Irina Gak, who also represents Yulia Morozova, says that her client has been charged with hindering the movement of public transport, but notes that the regional government has put in place special laws to protect the area around the state library for public discussion. “We all too well understand that there won’t be a just court hearing in the country. The courts are violating laws, issuing decisions that go against legislation, and don’t notice procedural violations.”
In protest against the court’s decision, Morozova started a hunger strike.

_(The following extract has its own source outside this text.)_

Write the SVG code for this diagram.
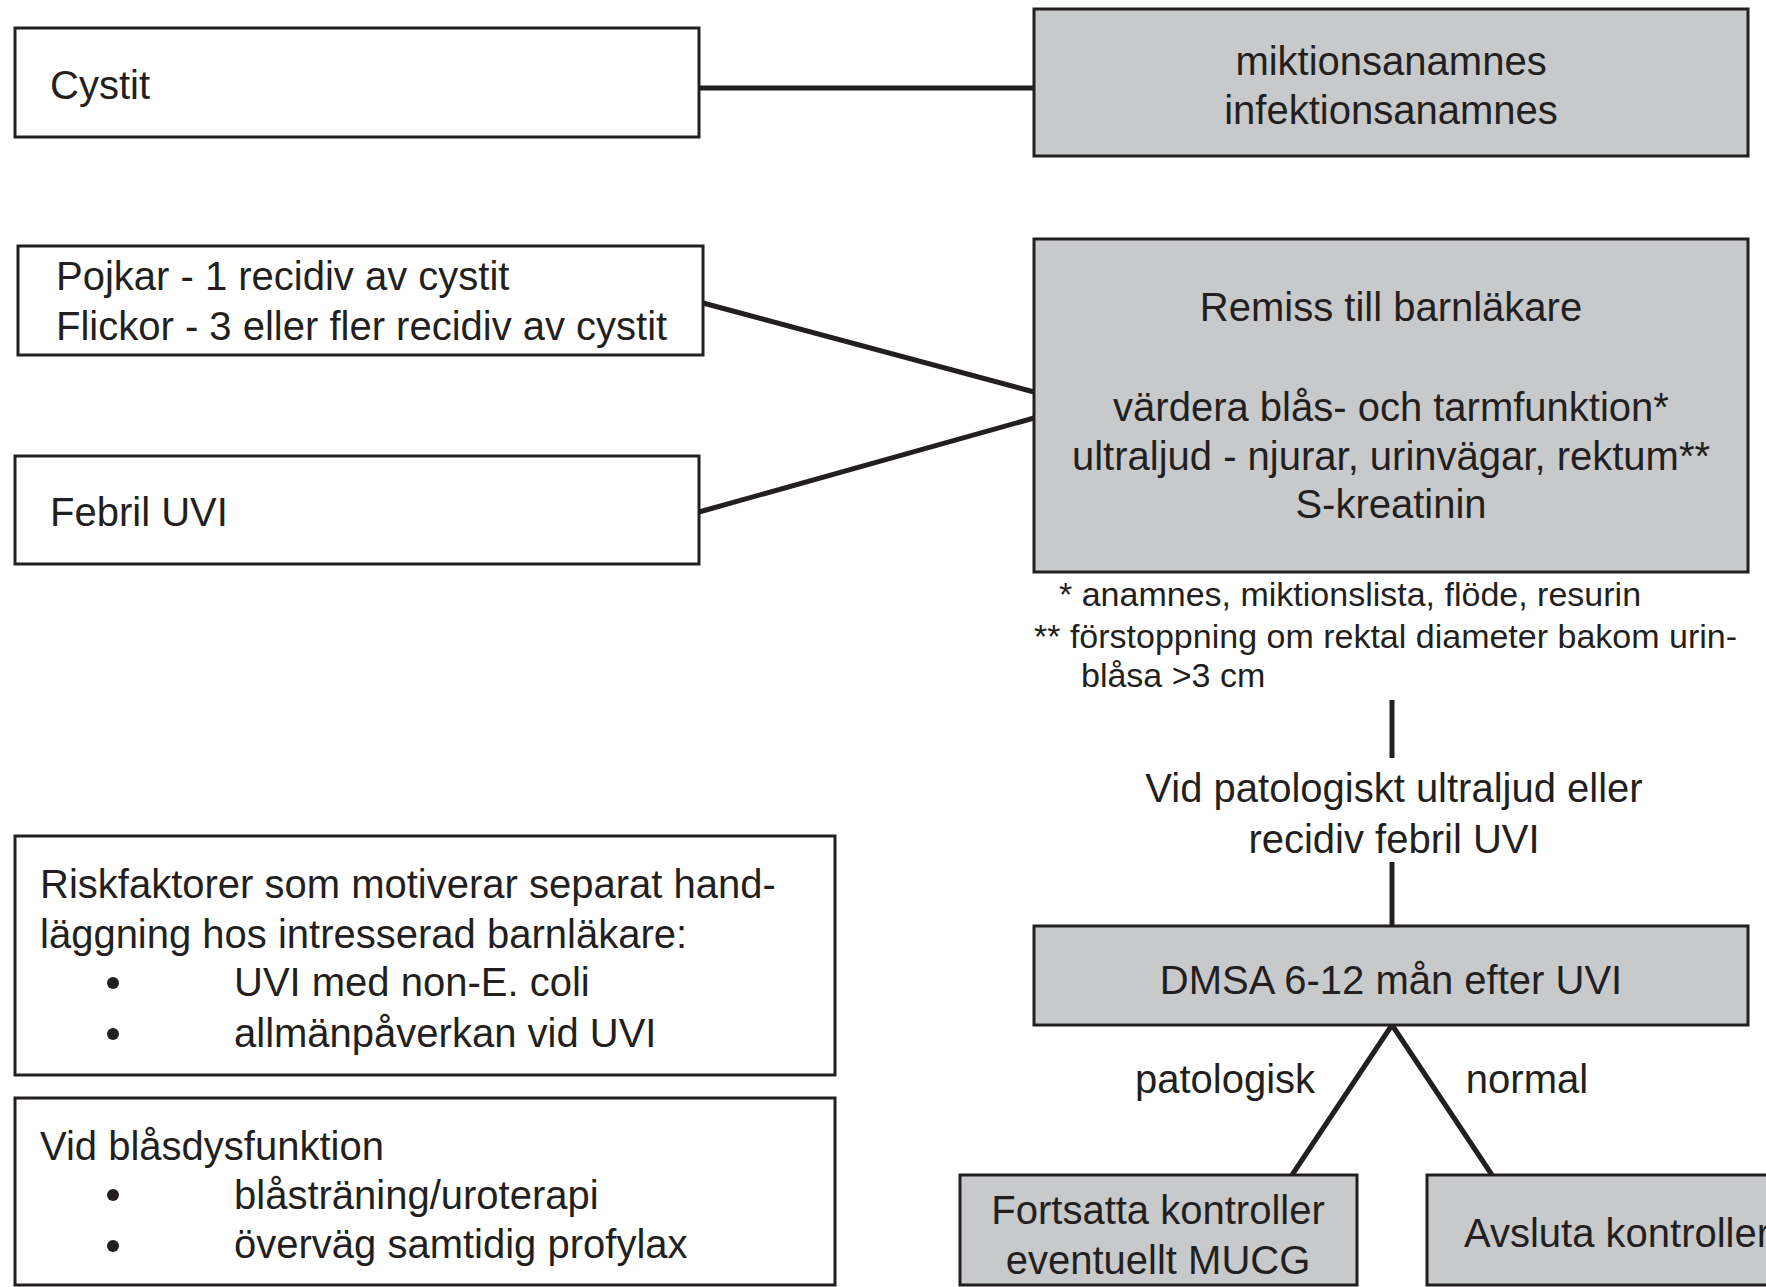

“When my daughter went on a hunger strike, I thought I was going to die,” says Tatiana Termolaeva, Morozova’s mother. “I could barely calm myself. I see how my children’s hearts ache over everything that is happening. We rebuilt Rostov after the war. The leaders, ordinary people were all together. And now they are cutting down pines near our house to build 20-storey buildings. I am a builder by profession and I see how the city is being disfigured. Everything is boiling inside me.”
Despite a serious illness, Tatyana Termolaeva goes to visit her daughter in the special detention center. “Once I stood in the cold for several hours to hand over a warm jacket to my daughter. The warden went out and began to scoff that he would not take it. I had to beg him,” Termolaeva said.
Activist Elena Mishenina says that Rostov’s city and regional authorities are “heating up protest moods” with their actions.
“Residents are becoming impoverished, the level of election fraud is growing. Repression does not suppress protests, they just ‘conserve’ them - like boiling water in a sealed tank.”